There are many reasons why I’ve wanted to come to Spain. First and foremost is the food. I’ve heard the food in Spain is ridiculously good. The second reason is the ham, which I suppose is still food. Iberico ham is supposedly the best in the world. Third, there’s the culture and history (which is true for a lot of Europe.) Spain has a lot of medieval churches and castles. What ultimately got me here though, is a pricing error on a Norwegian travel site that my friend Jack found. My flight ended up costing just under $500, flying into Madrid, and out of Rome three weeks later.
The journey to Madrid started pleasantly with a short flight from Sacramento to Los Angeles. Personally I hate LAX, but I had a lounge pass to burn for my long layover there, so it wasn’t too bad. I like how the Korean Airlines lounge has Shin Ramyun and OB beer. And the last leg of my journey, from Frankfurt to Madrid was pretty pleasant, I had a window seat from which I watched the European countryside and coast pass by underneath me. The middle leg of the journey, the longest part, an eleven hour flight from LAX to Frankfurt was miserable. I had forgotten to pick seats the night before, so I was stuck in a middle seat for the long flight. I learned a painful lesson– always pick seats as soon as possible.

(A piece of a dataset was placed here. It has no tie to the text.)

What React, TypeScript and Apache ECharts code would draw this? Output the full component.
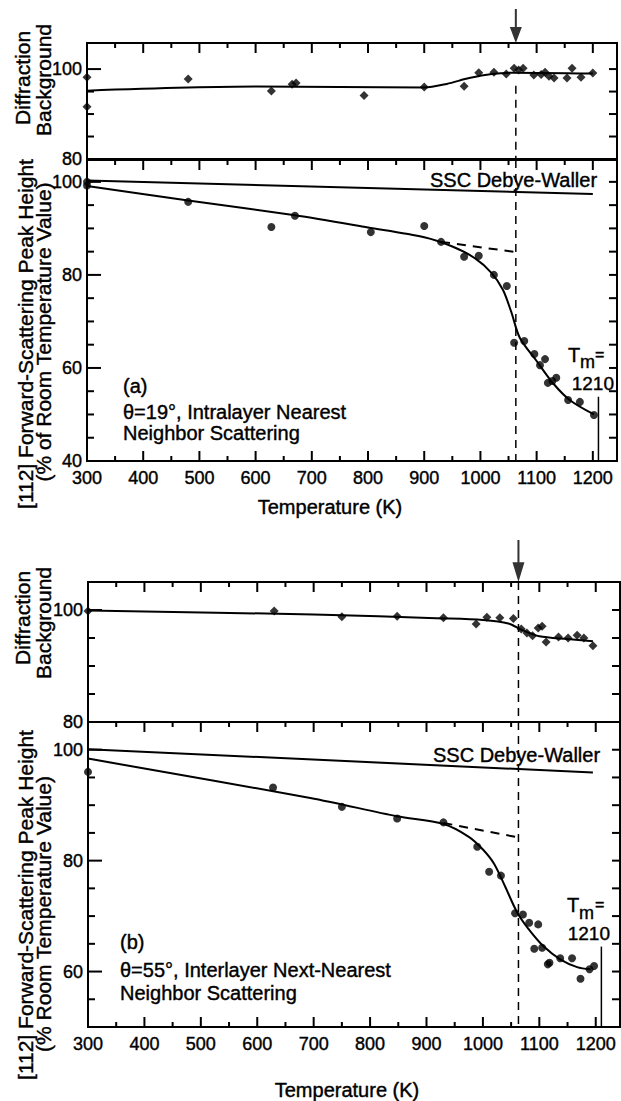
import React, { useEffect, useRef } from "react";
import * as echarts from "echarts";

// ---------- data ----------
const X_MIN = 300;
const X_MAX = 1243;
const X_LABELS = [300, 400, 500, 600, 700, 800, 900, 1000, 1100, 1200];
const X_MINOR_TICKS = [350, 450, 550, 650, 750, 850, 950, 1050, 1150];

const A_TOP_Y_LABELS = [80, 100];
const A_TOP_Y_MINOR = [85, 90, 95];
const A_TOP_Y_RIGHT = [85, 90, 95, 100];
const A_BOT_Y_LABELS = [40, 60, 80, 100];
const A_BOT_Y_MINOR = [45, 50, 55, 65, 70, 75, 85, 90, 95];
const A_BOT_Y_RIGHT = [45, 50, 55, 60, 65, 70, 75, 80, 85, 90, 95, 100];
const B_TOP_Y_LABELS = [80, 100];
const B_TOP_Y_MINOR = [85, 90, 95];
const B_TOP_Y_RIGHT = [85, 90, 95, 100];
const B_BOT_Y_LABELS = [60, 80, 100];
const B_BOT_Y_MINOR = [55, 65, 70, 75, 85, 90, 95];
const B_BOT_Y_RIGHT = [55, 60, 65, 70, 75, 80, 85, 90, 95, 100];

// panel (a) – diffraction background
const A_TOP_PTS = [
  [300, 98.2], [300, 91.6], [480, 97.8], [628, 95.1], [665, 96.6], [672, 96.9],
  [793, 94.1], [900, 96.0], [971, 96.2], [997, 99.2], [1024, 99.3], [1046, 98.9],
  [1060, 100.2], [1068, 99.8], [1076, 100.2], [1095, 98.7], [1108, 98.8], [1115, 99.3],
  [1122, 98.4], [1131, 98.0], [1154, 98.0], [1163, 100.2], [1179, 98.2], [1200, 99.1],
];
const A_TOP_FIT = [
  [300, 95.2], [600, 96.1], [900, 95.9], [940, 96.7], [980, 98.0], [1020, 98.9],
  [1060, 99.2], [1200, 99.0],
];
// panel (a) – forward scattering peak height
const A_BOT_PTS = [
  [300, 100.0], [300, 99.2], [480, 95.7], [628, 90.3], [670, 92.7], [805, 89.2],
  [900, 90.5], [930, 87.1], [971, 83.9], [997, 84.1], [1024, 80.0], [1047, 77.6],
  [1060, 65.4], [1078, 65.8], [1096, 63.0], [1106, 60.6], [1115, 61.9], [1120, 56.8],
  [1128, 57.2], [1135, 57.9], [1156, 53.1], [1177, 52.7], [1202, 49.9],
];
const A_BOT_FIT = [
  [300, 99.1], [480, 96.0], [670, 92.8], [800, 90.2], [900, 88.1], [950, 86.1],
  [990, 83.6], [1020, 80.4], [1040, 76.8], [1055, 72.0], [1070, 66.5], [1100, 61.5],
  [1130, 56.6], [1160, 53.0], [1202, 50.0],
];
const A_DW = [[300, 100.3], [1200, 97.4]];
const A_EXTRAP = [[930, 87.1], [1063, 84.9]];
const A_TM = [[1210, 53.8], [1210, 40]];
const A_VDASH_TOP = [[1063, 96.3], [1063, 80]];
const A_VDASH_BOT = [[1063, 104.7], [1063, 40]];
const A_ARROW = [[1063, 105.8]];

// panel (b) – diffraction background
const B_TOP_PTS = [
  [300, 99.8], [630, 99.8], [750, 98.8], [848, 98.9], [930, 98.6], [988, 97.5],
  [1007, 98.7], [1030, 98.6], [1054, 98.5], [1068, 96.6], [1078, 95.9], [1088, 95.4],
  [1098, 96.8], [1105, 97.1], [1112, 94.3], [1134, 95.2], [1151, 95.0], [1167, 95.5],
  [1179, 95.0], [1195, 93.6],
];
const B_TOP_FIT = [
  [300, 99.9], [700, 99.2], [930, 98.5], [1000, 98.2], [1045, 97.6], [1070, 96.4],
  [1100, 95.3], [1150, 94.8], [1195, 94.4],
];
// panel (b) – forward scattering peak height
const B_BOT_PTS = [
  [300, 96.0], [628, 93.2], [750, 89.7], [848, 87.6], [930, 86.9], [990, 82.5],
  [1011, 78.0], [1032, 77.3], [1057, 70.5], [1071, 70.3], [1082, 68.8], [1098, 68.5],
  [1091, 64.1], [1105, 64.3], [1115, 61.3], [1118, 61.6], [1137, 62.4], [1158, 62.4],
  [1173, 58.7], [1189, 60.4], [1197, 61.0],
];
const B_BOT_FIT = [
  [300, 98.4], [694, 91.3], [848, 88.0], [930, 86.6], [975, 84.3], [1000, 82.0],
  [1020, 79.4], [1040, 75.2], [1060, 70.8], [1080, 67.8], [1108, 64.5], [1137, 62.2],
  [1167, 60.8], [1191, 60.4],
];
const B_DW = [[300, 100.1], [1195, 95.9]];
const B_EXTRAP = [[930, 86.8], [1057, 84.3]];
const B_TM = [[1210, 64.5], [1210, 50]];
const B_VDASH_TOP = [[1063, 105], [1063, 80]];
const B_VDASH_BOT = [[1063, 105], [1063, 50]];
const B_ARROW = [[1063, 105]];

// ---------- styling / layout ----------
const FONT = '"Liberation Sans", Arial, Helvetica, sans-serif';
const INK = "#000";
const GRIDS = [
  { left: 87, top: 43, width: 530, height: 116 },
  { left: 87, top: 160, width: 530, height: 301 },
  { left: 88, top: 582, width: 532, height: 140 },
  { left: 88, top: 722, width: 532, height: 305 },
];
const Y_RANGES = [
  [80, 105.8],
  [40, 104.7],
  [80, 105],
  [50, 105],
];

const labelFont = {
  color: INK,
  fontSize: 18,
  fontFamily: FONT,
  textBorderColor: INK,
  textBorderWidth: 0.4,
};

function xAxis(grid: number, labels: boolean) {
  return {
    type: "value",
    gridIndex: grid,
    min: X_MIN,
    max: X_MAX,
    interval: 100,
    position: "bottom",
    splitLine: { show: false },
    axisLine: { show: true, onZero: false, lineStyle: { color: INK, width: 2 } },
    axisTick: { show: false },
    axisLabel: {
      show: labels,
      margin: 8,
      showMaxLabel: false,
      formatter: (v: number) => (X_LABELS.includes(v) ? String(v) : ""),
      ...labelFont,
    },
  };
}

function yAxis(grid: number, labels: number[]) {
  const [min, max] = Y_RANGES[grid];
  return {
    type: "value",
    gridIndex: grid,
    min,
    max,
    interval: 5,
    position: "left",
    splitLine: { show: false },
    axisLine: { show: true, onZero: false, lineStyle: { color: INK, width: 2 } },
    axisTick: { show: false },
    axisLabel: {
      show: true,
      margin: 5,
      showMaxLabel: false,
      formatter: (v: number) => (labels.includes(v) ? String(v) : ""),
      ...labelFont,
    },
  };
}

// tick marks: one two-point line series per tick, on the panel's own axes
function tickSeries(g: number, side: string, values: number[], lenPx: number) {
  const [ymin, ymax] = Y_RANGES[g];
  const { width, height } = GRIDS[g];
  const dy = (lenPx * (ymax - ymin)) / height;
  const dx = (lenPx * (X_MAX - X_MIN)) / width;
  return values.map((v) => {
    let data: number[][];
    if (side === "bottom") data = [[v, ymin], [v, ymin + dy]];
    else if (side === "top") data = [[v, ymax], [v, ymax - dy]];
    else if (side === "left") data = [[X_MIN, v], [X_MIN + dx, v]];
    else data = [[X_MAX, v], [X_MAX - dx, v]];
    return {
      type: "line",
      xAxisIndex: g,
      yAxisIndex: g,
      data,
      showSymbol: false,
      symbol: "none",
      silent: true,
      z: 5,
      lineStyle: { color: INK, width: 2 },
    };
  });
}

function frameTicks(g: number, bottom: boolean, yLabels: number[], yMinor: number[], yRight: number[]) {
  const list: any[] = [
    ...tickSeries(g, "top", X_LABELS, 10),
    ...tickSeries(g, "top", X_MINOR_TICKS, 5),
    ...tickSeries(g, "left", yLabels, 14),
    ...tickSeries(g, "left", yMinor, 7),
    ...tickSeries(g, "right", yRight, 8),
  ];
  if (bottom) {
    list.push(...tickSeries(g, "bottom", X_LABELS, 10));
    list.push(...tickSeries(g, "bottom", X_MINOR_TICKS, 5));
  }
  return list;
}

const ARROW_PATH = "path://M5,0 L7,0 L7,18 L12,18 L6,34 L0,18 L5,18 Z";

function panelSeries(g: number, d: any) {
  const ax = { xAxisIndex: g, yAxisIndex: g };
  const list: any[] = [];
  list.push({
    type: "scatter",
    ...ax,
    data: d.pts,
    symbol: d.symbol,
    symbolSize: d.symbolSize,
    itemStyle: { color: INK },
    silent: true,
  });
  list.push({
    type: "line",
    ...ax,
    data: d.fit,
    smooth: 0.3,
    showSymbol: false,
    symbol: "none",
    lineStyle: { color: INK, width: 2 },
    silent: true,
  });
  const simple = (data: any, width: number, type: any) => ({
    type: "line",
    ...ax,
    data,
    showSymbol: false,
    symbol: "none",
    lineStyle: { color: INK, width, type },
    silent: true,
  });
  if (d.dw) list.push(simple(d.dw, 2, "solid"));
  if (d.extrap) list.push(simple(d.extrap, 2, [9, 7]));
  if (d.tm) list.push(simple(d.tm, 1.5, "solid"));
  if (d.vdash) list.push(simple(d.vdash, 1.5, [8, 6]));
  if (d.arrow)
    list.push({
      type: "scatter",
      ...ax,
      data: d.arrow,
      symbol: ARROW_PATH,
      symbolSize: d.arrowSize,
      symbolKeepAspect: false,
      symbolOffset: [0, -d.arrowSize[1] / 2],
      clip: false,
      itemStyle: { color: INK },
      silent: true,
    });
  return list;
}

function txt(x: number, y: number, text: string, opts: any = {}) {
  return {
    type: "text",
    x,
    y,
    rotation: opts.rotation || 0,
    silent: true,
    style: {
      text,
      fill: INK,
      stroke: INK,
      lineWidth: 0.4,
      fontSize: opts.size || 20,
      fontFamily: FONT,
      align: opts.align || "left",
      textAlign: opts.align || "left",
      verticalAlign: "middle",
      textVerticalAlign: "middle",
    },
  };
}

function buildOption() {
  const R = Math.PI / 2;
  return {
    animation: false,
    backgroundColor: "#fff",
    grid: GRIDS.map((g) => ({
      ...g,
      containLabel: false,
      show: true,
      borderColor: INK,
      borderWidth: 2,
      backgroundColor: "transparent",
    })),
    xAxis: [xAxis(0, false), xAxis(1, true), xAxis(2, false), xAxis(3, true)],
    yAxis: [
      yAxis(0, A_TOP_Y_LABELS),
      yAxis(1, A_BOT_Y_LABELS),
      yAxis(2, B_TOP_Y_LABELS),
      yAxis(3, B_BOT_Y_LABELS),
    ],
    series: [
      ...frameTicks(0, false, A_TOP_Y_LABELS, A_TOP_Y_MINOR, A_TOP_Y_RIGHT),
      ...frameTicks(1, true, A_BOT_Y_LABELS, A_BOT_Y_MINOR, A_BOT_Y_RIGHT),
      ...frameTicks(2, false, B_TOP_Y_LABELS, B_TOP_Y_MINOR, B_TOP_Y_RIGHT),
      ...frameTicks(3, true, B_BOT_Y_LABELS, B_BOT_Y_MINOR, B_BOT_Y_RIGHT),
      ...panelSeries(0, {
        pts: A_TOP_PTS, fit: A_TOP_FIT, symbol: "diamond", symbolSize: 9,
        vdash: A_VDASH_TOP, arrow: A_ARROW, arrowSize: [12, 34],
      }),
      ...panelSeries(1, {
        pts: A_BOT_PTS, fit: A_BOT_FIT, symbol: "circle", symbolSize: 8,
        dw: A_DW, extrap: A_EXTRAP, tm: A_TM, vdash: A_VDASH_BOT,
      }),
      ...panelSeries(2, {
        pts: B_TOP_PTS, fit: B_TOP_FIT, symbol: "diamond", symbolSize: 9,
        vdash: B_VDASH_TOP, arrow: B_ARROW, arrowSize: [12, 42],
      }),
      ...panelSeries(3, {
        pts: B_BOT_PTS, fit: B_BOT_FIT, symbol: "circle", symbolSize: 8,
        dw: B_DW, extrap: B_EXTRAP, tm: B_TM, vdash: B_VDASH_BOT,
      }),
    ],
    graphic: {
      elements: [
        txt(22, 78, "Diffraction", { rotation: R, align: "center", size: 21 }),
        txt(43, 80, "Background", { rotation: R, align: "center", size: 21 }),
        txt(25, 334, "[112] Forward-Scattering Peak Height", { rotation: R, align: "center", size: 21 }),
        txt(43, 332, "(% of Room Temperature Value)", { rotation: R, align: "center", size: 21 }),
        txt(22, 618, "Diffraction", { rotation: R, align: "center", size: 21 }),
        txt(43, 623, "Background", { rotation: R, align: "center", size: 21 }),
        txt(25, 905, "[112] Forward-Scattering Peak Height", { rotation: R, align: "center", size: 21 }),
        txt(43, 914, "(% Room Temperature Value)", { rotation: R, align: "center", size: 21 }),
        txt(330, 507, "Temperature (K)", { align: "center" }),
        txt(347, 1090, "Temperature (K)", { align: "center" }),
        txt(430, 180, "SSC Debye-Waller"),
        txt(123, 386, "(a)"),
        txt(123, 412, "θ=19°, Intralayer Nearest"),
        txt(123, 433, "Neighbor Scattering"),
        txt(568, 355, "T"),
        txt(580, 362, "m", { size: 18 }),
        txt(595, 354, "=", { size: 16 }),
        txt(614, 383, "1210", { align: "right", size: 19 }),
        txt(433, 755, "SSC Debye-Waller"),
        txt(120, 942, "(b)"),
        txt(120, 970, "θ=55°, Interlayer Next-Nearest"),
        txt(120, 993, "Neighbor Scattering"),
        txt(567, 905, "T"),
        txt(579, 913, "m", { size: 18 }),
        txt(595, 904, "=", { size: 16 }),
        txt(610, 933, "1210", { align: "right", size: 19 }),
      ],
    },
  };
}

export default function App() {
  const ref = useRef<HTMLDivElement>(null);
  useEffect(() => {
    if (!ref.current) return;
    const chart = echarts.init(ref.current, null, { renderer: "svg" });
    chart.setOption(buildOption() as any);
    return () => chart.dispose();
  }, []);
  return (
    <div
      ref={ref}
      style={{ position: "absolute", left: 0, top: 0, width: 621, height: 1101, background: "#fff" }}
    />
  );
}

We arrived in Madrid in the late afternoon. From the airport we took the subway to our apartment. After some tapas at a nearby bar we explored the area near our apartment. Thankfully our place was pretty centrally located, so we were able to walk to a lot of attractions nearby, including the royal palace.
We passed by the Mercado San Miguel, a famous food market in Madrid. Before our time in Madrid is over we’d end up eating here a few times. This market is so awesome that I’ll probably write an entire post just on food from this market.
The next morning we headed out to the Prado museum, which is basically Spain’s national art gallery. There are many paintings from famous Spanish artists, though I must confess that outside of Salvador Dali and Pablo Picasso I don’t really know any Spanish art.
The Prado did not allow photography anywhere inside the galleries, and they were pretty vigilant about it. But I was able to get a couple of shots of some of my favorite pieces. The one on the left is called “Three Ages of Man and Death” by Hans Baldung Grien. I liked the painting because it reminded me of the fragility of life. I was very impressed by the piece on the right because it looks like a painting but it’s actually pieced together out of polished stones.
The Buen Retiro Park is pretty close to the Prado Museum, so we walked around in the park a bit after the museum. There’s a statue garden near the entrance, and a monument to Alfonso XII next to a manmade lake. But the coolest thing there, in my opinion, is the Crystal Palace.
The view from inside the Crystal Palace.
Whenever I go to Europe I’m always impressed by the big plazas that all the cities have. Madrid has a very cool one called the Plaza Mayor. This one is surrounded on all sides by buildings, with archways to enter the plaza from the surrounding streets.
Spain is famous for their Iberico ham. For breakfast on our last day in Madrid we went to the Museo del Jamon, or the Museum of Ham in English. They had an amazing selection of a variety of different grades of Iberico ham– and they were pretty cheap too. We had a couple of platters of ham and a pitcher of beer for under ten euros. It felt kind of weird drinking beer first thing in the morning, but we looked around and saw that all of the locals were drinking as well. Man the lifestyle in Spain is awesome– beer first thing in the morning, siesta in the afternoon, tapas at night… I can see myself being very happy here… Of course my lifespan would probably be considerably shortened, but it would be a short and happy life. I’d be okay with that.
One of the more offbeat things to do in Madrid is buy nun cookies. I first heard about these cookies on the Spain episode of Samantha Brown’s show, “Passport to Europe.” Apparently there are cloistered nuns (nuns separated from the outside world) who bake cookies to support themselves. It’s kind of hard to find these monasteries, there’s no description or sign on the outside. Luckily we happened to be outside as a tour guide was leading a group in, so we followed her in through the maze of hallways to the little turntable where you can buy the cookies. If I’m ever in Madrid again, I might take her tour– she does a culinary tour of Madrid, which of course I’d be interested in, but more to the point, she was kinda cute… So anyways, Jack but down some money in the turntable, and then the turntable spun around with our cookies. They were pretty average cookies, the dry crumbly lemony kind that you eat with tea, and in my opinion kind of expensive. But it was worth it just for the novelty of buying cookies from strangers on the other side of a wall.
In total we spent just two full days in Madrid. If anything my time there has made me want to come back to Spain and explore in greater detail the gastronomy and the culture of Spain. My time there has added another item onto my ever lengthening bucket list– someday I’d like to bring a bike and do a cycling tour through the country of Spain, eating and cycling my way through the different regions.